SEVGÜL EROĞLU

Akdeniz'in sıcağını sevmeyenler Alaçatı tercihlerinizden biri olmalı … Deniz serin ve daha az tuzlu. Rüzgar ise her daim kendini hissettiriyor.

Çok kalmadım burada. Ancak keyifli gezimi ve bilgilerimi paylaşmazsam duramam…Pazar yerindeki camii, mozayik çarşı ve karabiber ağaçlarının altında dolaşırken ruhuma dolan çocuksu heyecanı tabii ki de paylaşmak isterim.

Alaçatı’nın en ünlü girişini sağınızda kalan yeldeğirmenleriyle yaparsınız.  Alaçatı’nın en eski yapılarıdandır…

Renkli taş evleri, hayat dolu sokakları, ilginç butikleri, kafeleri, butik otelleri, restoranları ve geceleri bitmeyen dinamik hayatıyla- ekim olmasına rağmen oturacak  yer bulmak zordu- sörfçülerin gözdesi bir yer burası…

Sörf çok önem taşıyor yaz boyunca daimi esen rüzgar- saatte 60-70 km hızla- dalgasız sığ deniz dünyanın sayılı sörfçülerine amatör profesyonel herkese kapılarını sonuna kadar açmış.

Tarihsel sit alanı ilan edilen Alaçatı’da yöresel mimariye uygun olmayan bina yapmak da elbette yasak … 

Rum mimarisi etkisinde kalan Alaçatı Evleri genelde 1850- 1902 yılları arasında inşa edilmiş. Pomza taşı görünümünde ki , yazın serin, kışın sıcak tutan özelliklerde Alaçatı taşı kullanılan evler özelliğinde. Yöreye özellikleri ise; iki katlı ve cumbalı. Bayılırım cumbalara… yarımada gibidir. Ana karaya bağlı ama özerk… Filmlerde yorumlanan Osmanlının güzel kızlarının peçelerinin üzerinden attığı  çapkın bakışı hiç unutmadığım karelerden…

Üsküdar’a gider iken aldıda bir yağmur çalıyor kulaklarımda…

Hadi biraz tarihine göz gezdirelim.

Çok eski çağlardan bu yana Ege’nin incisi Alaçatı, Osmanlı döneminde piyadeler ve süvarilerin köyü olarak biliniyor. Alaca at ailesinin buraya yerleşmesiyle evrile evrile adı Alaçatı olmuş.

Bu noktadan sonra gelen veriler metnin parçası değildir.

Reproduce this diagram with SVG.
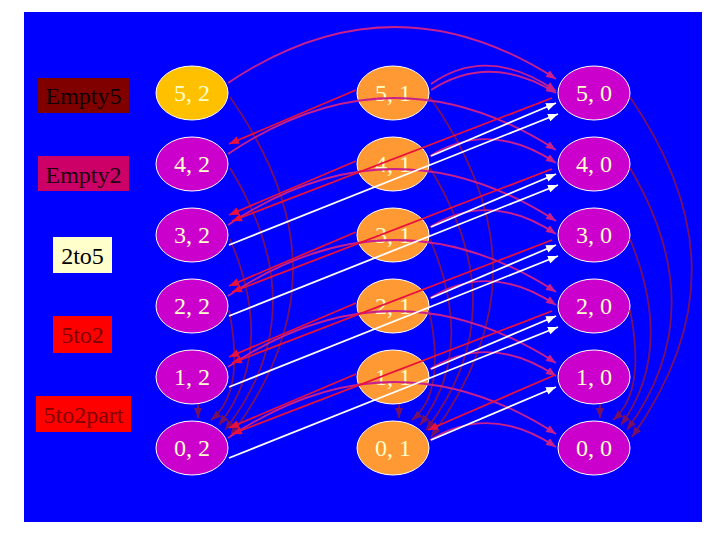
<svg xmlns="http://www.w3.org/2000/svg" width="720" height="540" viewBox="0 0 720 540">
<style>
.bg{fill:#0000FF}
.lg text,.node text{font-family:"Liberation Serif","Times New Roman",serif;font-size:24px;text-anchor:middle}
.node ellipse{stroke:#FFFFFF;stroke-width:1}
.node text{fill:#FFFFCC}
.c2{fill:#CC00CC}
.c1{fill:#FF9933}
.c0{fill:#CC00CC}
.gold{fill:#FFC000}
.e5{fill:none;stroke:#781060;stroke-width:1.8;marker-end:url(#mE5)}
.e2{fill:none;stroke:#C8208C;stroke-width:1.8;marker-end:url(#mE2)}
.w{fill:none;stroke:#FFFFFF;stroke-width:1.8;marker-end:url(#mW)}
.r{fill:none;stroke:#E8103C;stroke-width:1.8;marker-end:url(#mR)}
</style>
<defs>
<marker id="mE5" markerUnits="userSpaceOnUse" markerWidth="10" markerHeight="8" refX="10" refY="4" orient="auto"><path d="M0,0 L10,4 L0,8 z" fill="#781060"/></marker>
<marker id="mE2" markerUnits="userSpaceOnUse" markerWidth="10" markerHeight="8" refX="10" refY="4" orient="auto"><path d="M0,0 L10,4 L0,8 z" fill="#C8208C"/></marker>
<marker id="mW" markerUnits="userSpaceOnUse" markerWidth="10" markerHeight="8" refX="10" refY="4" orient="auto"><path d="M0,0 L10,4 L0,8 z" fill="#FFFFFF"/></marker>
<marker id="mR" markerUnits="userSpaceOnUse" markerWidth="10" markerHeight="8" refX="10" refY="4" orient="auto"><path d="M0,0 L10,4 L0,8 z" fill="#E8103C"/></marker>
</defs>
<rect x="0" y="0" width="720" height="540" fill="#FFFFFF"/>
<rect class="bg" x="24" y="12" width="678" height="510"/>

<g id="legend" class="lg">
<g id="leg-empty5"><rect x="38" y="78" width="91" height="35" fill="#800000"/><text x="83.5" y="104" fill="#100000">Empty5</text></g>
<g id="leg-empty2"><rect x="38" y="156" width="91" height="35" fill="#CC0066"/><text x="83.5" y="183" fill="#200010">Empty2</text></g>
<g id="leg-2to5"><rect x="53" y="237" width="59" height="36" fill="#FFFFCC"/><text x="82.5" y="264" fill="#000000">2to5</text></g>
<g id="leg-5to2"><rect x="53" y="316" width="59" height="37" fill="#FF0000"/><text x="82.5" y="343" fill="#800000">5to2</text></g>
<g id="leg-5to2part"><rect x="36" y="396" width="95" height="36" fill="#FF0000"/><text x="83.5" y="423" fill="#800000">5to2part</text></g>
</g>

<g id="nodes">
<g id="n52" class="node"><ellipse class="gold" cx="192" cy="93" rx="36" ry="27"/><text x="192" y="101">5, 2</text></g>
<g id="n42" class="node"><ellipse class="c2" cx="192" cy="164" rx="36" ry="27"/><text x="192" y="172">4, 2</text></g>
<g id="n32" class="node"><ellipse class="c2" cx="192" cy="235" rx="36" ry="27"/><text x="192" y="243">3, 2</text></g>
<g id="n22" class="node"><ellipse class="c2" cx="192" cy="306" rx="36" ry="27"/><text x="192" y="314">2, 2</text></g>
<g id="n12" class="node"><ellipse class="c2" cx="192" cy="377" rx="36" ry="27"/><text x="192" y="385">1, 2</text></g>
<g id="n02" class="node"><ellipse class="c2" cx="192" cy="448" rx="36" ry="27"/><text x="192" y="456">0, 2</text></g>
<g id="n51" class="node"><ellipse class="c1" cx="393" cy="93" rx="36" ry="27"/><text x="393" y="101">5, 1</text></g>
<g id="n41" class="node"><ellipse class="c1" cx="393" cy="164" rx="36" ry="27"/><text x="393" y="172">4, 1</text></g>
<g id="n31" class="node"><ellipse class="c1" cx="393" cy="235" rx="36" ry="27"/><text x="393" y="243">3, 1</text></g>
<g id="n21" class="node"><ellipse class="c1" cx="393" cy="306" rx="36" ry="27"/><text x="393" y="314">2, 1</text></g>
<g id="n11" class="node"><ellipse class="c1" cx="393" cy="377" rx="36" ry="27"/><text x="393" y="385">1, 1</text></g>
<g id="n01" class="node"><ellipse class="c1" cx="393" cy="448" rx="36" ry="27"/><text x="393" y="456">0, 1</text></g>
<g id="n50" class="node"><ellipse class="c0" cx="594" cy="93" rx="36" ry="27"/><text x="594" y="101">5, 0</text></g>
<g id="n40" class="node"><ellipse class="c0" cx="594" cy="164" rx="36" ry="27"/><text x="594" y="172">4, 0</text></g>
<g id="n30" class="node"><ellipse class="c0" cx="594" cy="235" rx="36" ry="27"/><text x="594" y="243">3, 0</text></g>
<g id="n20" class="node"><ellipse class="c0" cx="594" cy="306" rx="36" ry="27"/><text x="594" y="314">2, 0</text></g>
<g id="n10" class="node"><ellipse class="c0" cx="594" cy="377" rx="36" ry="27"/><text x="594" y="385">1, 0</text></g>
<g id="n00" class="node"><ellipse class="c0" cx="594" cy="448" rx="36" ry="27"/><text x="594" y="456">0, 0</text></g>
</g>

<g id="connectors">
<!-- Empty5 -->
<path class="e5" d="M230,97 C314,217 314,324 230,437"/>
<path class="e5" d="M230,168 C288,263 288,349 225,430"/>
<path class="e5" d="M230,239 C260,310 260,373 219,425"/>
<path class="e5" d="M229,310 C238,356 238,398 211,420"/>
<path class="e5" d="M198,404 L198,418"/>
<path class="e5" d="M430,97 C514,217 514,324 431,437"/>
<path class="e5" d="M430,168 C488,263 488,349 426,430"/>
<path class="e5" d="M430,239 C460,310 460,373 420,425"/>
<path class="e5" d="M429,310 C439,356 439,398 412,420"/>
<path class="e5" d="M399,404 L399,418"/>
<path class="e5" d="M630,97 C712,217 712,324 632,437"/>
<path class="e5" d="M630,168 C686,263 686,349 627,430"/>
<path class="e5" d="M630,239 C659,310 659,373 621,425"/>
<path class="e5" d="M630,310 C639,356 639,398 613,420"/>
<path class="e5" d="M600,404 L600,418"/>
<!-- Empty2 -->
<path class="e2" d="M228,83 Q392,-27 556,79"/>
<path class="e2" d="M228,154 Q392,44 556,150"/>
<path class="e2" d="M228,225 Q392,115 556,221"/>
<path class="e2" d="M228,296 Q392,186 556,292"/>
<path class="e2" d="M228,367 Q392,257 556,363"/>
<path class="e2" d="M228,438 Q392,328 556,434"/>
<path class="e2" d="M431,84 Q488,44 556,91"/>
<path class="e2" d="M431,90 Q490,52 556,93"/>
<path class="e2" d="M430,156 Q490,119 556,163"/>
<path class="e2" d="M430,227 Q490,190 556,234"/>
<path class="e2" d="M430,298 Q490,261 556,305"/>
<path class="e2" d="M430,369 Q490,332 556,376"/>
<path class="e2" d="M430,440 Q490,403 556,447"/>
<!-- 2to5 -->
<path class="w" d="M431,156 L556,103"/>
<path class="w" d="M431,227 L556,174"/>
<path class="w" d="M431,298 L556,245"/>
<path class="w" d="M431,369 L556,316"/>
<path class="w" d="M431,440 L556,387"/>
<path class="w" d="M229,245 L558,114"/>
<path class="w" d="M229,316 L558,185"/>
<path class="w" d="M229,387 L558,256"/>
<path class="w" d="M229,458 L558,327"/>
<!-- 5to2 -->
<path class="r" d="M552,98 L232,221"/>
<path class="r" d="M552,169 L232,292"/>
<path class="r" d="M552,240 L232,363"/>
<path class="r" d="M552,311 L232,434"/>
<path class="r" d="M356,90 L229,144"/>
<path class="r" d="M356,161 L229,215"/>
<path class="r" d="M356,232 L229,286"/>
<path class="r" d="M356,303 L229,357"/>
<path class="r" d="M356,374 L229,428"/>
<!-- 5to2part -->
<path class="r" d="M555,375 L428,430"/>
</g>
</svg>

Cenevizlilerin yönetimindeyken şarapla öne çıkarak önemli bir ticaret merkezi haline gelmiş. 19 Yüzyılın ortalarında Alacaat köyünün bataklık olan güney tarafında sıtma salgını başlamış. Bu bataklığı kurutmak amacıyla Osmanlı Mimarı Hacı Memiş, çevreden getirdiği Rum işçilerle bataklık bölgeyi kurutup yerleşime açmış. 

O dönemde 45 bin  kişi yaşıyorsa 40 bini Rum 5 bini Türkmüş.

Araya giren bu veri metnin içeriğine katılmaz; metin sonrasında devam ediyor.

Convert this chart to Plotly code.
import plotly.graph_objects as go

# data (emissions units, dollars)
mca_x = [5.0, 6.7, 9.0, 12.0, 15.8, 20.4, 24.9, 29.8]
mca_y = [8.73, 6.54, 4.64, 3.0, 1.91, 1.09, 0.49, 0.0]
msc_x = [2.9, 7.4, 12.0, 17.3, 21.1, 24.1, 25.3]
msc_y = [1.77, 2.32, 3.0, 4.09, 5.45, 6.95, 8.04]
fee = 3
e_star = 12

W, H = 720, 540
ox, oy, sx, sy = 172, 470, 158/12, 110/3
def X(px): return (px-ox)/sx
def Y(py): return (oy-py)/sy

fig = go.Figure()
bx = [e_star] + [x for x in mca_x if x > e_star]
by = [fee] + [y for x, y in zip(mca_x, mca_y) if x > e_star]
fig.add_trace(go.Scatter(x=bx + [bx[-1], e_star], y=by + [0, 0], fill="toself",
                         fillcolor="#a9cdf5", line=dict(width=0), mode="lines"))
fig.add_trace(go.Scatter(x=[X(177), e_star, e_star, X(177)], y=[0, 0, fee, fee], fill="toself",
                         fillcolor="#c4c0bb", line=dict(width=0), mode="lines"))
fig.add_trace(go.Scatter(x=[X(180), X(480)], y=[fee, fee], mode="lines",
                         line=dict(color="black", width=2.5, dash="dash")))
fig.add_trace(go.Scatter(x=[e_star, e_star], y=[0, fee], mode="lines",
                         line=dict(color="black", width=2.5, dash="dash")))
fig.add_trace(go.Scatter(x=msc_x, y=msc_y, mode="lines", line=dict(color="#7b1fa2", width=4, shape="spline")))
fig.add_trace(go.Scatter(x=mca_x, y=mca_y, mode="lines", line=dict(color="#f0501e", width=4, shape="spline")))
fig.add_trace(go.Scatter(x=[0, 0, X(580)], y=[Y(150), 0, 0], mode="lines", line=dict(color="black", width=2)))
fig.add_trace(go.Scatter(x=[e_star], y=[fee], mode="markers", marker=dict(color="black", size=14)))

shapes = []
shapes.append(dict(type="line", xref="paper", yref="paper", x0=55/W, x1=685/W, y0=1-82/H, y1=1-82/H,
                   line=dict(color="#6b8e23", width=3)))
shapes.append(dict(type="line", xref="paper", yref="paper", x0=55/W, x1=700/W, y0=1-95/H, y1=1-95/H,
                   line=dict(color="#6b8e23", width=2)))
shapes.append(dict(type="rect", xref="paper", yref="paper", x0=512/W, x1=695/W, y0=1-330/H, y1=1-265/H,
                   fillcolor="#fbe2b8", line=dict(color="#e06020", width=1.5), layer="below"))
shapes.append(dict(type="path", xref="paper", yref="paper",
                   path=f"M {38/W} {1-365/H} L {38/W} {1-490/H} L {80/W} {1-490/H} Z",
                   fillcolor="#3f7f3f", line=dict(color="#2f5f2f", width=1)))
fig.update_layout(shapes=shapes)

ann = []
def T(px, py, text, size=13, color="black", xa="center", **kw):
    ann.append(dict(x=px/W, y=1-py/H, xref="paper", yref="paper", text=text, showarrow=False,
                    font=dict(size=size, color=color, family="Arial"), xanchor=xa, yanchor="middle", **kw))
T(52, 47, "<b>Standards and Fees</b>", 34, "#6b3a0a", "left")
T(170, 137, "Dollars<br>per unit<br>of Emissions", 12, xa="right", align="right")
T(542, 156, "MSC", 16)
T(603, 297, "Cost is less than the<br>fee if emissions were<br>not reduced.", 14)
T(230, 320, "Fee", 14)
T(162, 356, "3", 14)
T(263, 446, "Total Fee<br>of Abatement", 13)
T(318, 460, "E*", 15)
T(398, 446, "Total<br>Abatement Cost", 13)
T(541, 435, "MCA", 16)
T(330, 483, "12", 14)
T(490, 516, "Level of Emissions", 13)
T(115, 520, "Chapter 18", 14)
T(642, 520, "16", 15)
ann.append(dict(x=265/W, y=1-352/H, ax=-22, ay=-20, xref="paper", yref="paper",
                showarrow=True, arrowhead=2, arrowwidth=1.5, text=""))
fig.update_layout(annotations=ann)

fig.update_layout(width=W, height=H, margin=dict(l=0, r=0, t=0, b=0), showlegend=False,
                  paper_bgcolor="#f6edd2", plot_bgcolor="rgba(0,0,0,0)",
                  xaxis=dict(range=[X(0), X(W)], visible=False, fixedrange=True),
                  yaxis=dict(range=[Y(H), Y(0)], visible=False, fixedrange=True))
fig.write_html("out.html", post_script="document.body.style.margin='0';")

Osmanlı 1912 Balkan Savaşı’nda yenilgiye uğrayınca Balkanlardan kaçan göçmenler Alaçatı’ya gelmeye başlamış, Rumlar da evlerini bırakıp gitmişler.

İşte tarih boyunca yerleşimlere, biri gidiyor biri geliyor. Bir tat bir doku…Her gelen de kültürünü bir sonrakine aktarıyor.

Tarih tekerrürdür dedikleri de bu !!

1923 te Türkiye ve Yunanistan arasında o meşhur Mübadele Anlaşması da imzalanınca Kosova, Bosna’dan gelen Arnavut ve Boşnak göçmenler, Selanik Kavala, Girit ve İstanköy’den mübadiller gelerek bu kez Rumların terkettiklere evlere onlar yerleşir.

İşte onların bildikleri ot yemekleri buralara böyle kazandırılırmış. Zira Rumlar ot yemeklerini çok iyi yaparlarmış.

Önce bağcılıkla geçinen halk Yugoslavya, Girit, Selanik ve Makedonya’dan gelenlerle burada  tütüncülüğe başlanmış.

Tarım gelişince yörede zeytin, anason, enginar ve narenciye de yetişmeye başlamış.

Kısa ve öz !!

Bu kadar…

Alaçatı’nın renkli dokusu hergün yeni birşeyler keşfetmenin keyfiyetini yaşatacak sizlere. Ege için boşuna

‘Kalbim Ege’de kaldı dememişler’

Bu arada şunu da eklemeden geçemeyeceğim. Döndükten iki hafta sonra 6.6 depremi yaşadı İzmir. Bu bölge de ülkemizin 4te 3 ü gibi aktif fay hattında. 

Ölenlere allahtan rahmet, binalara gerekli nizamı göstermeyenlere ise lanet diliyorum.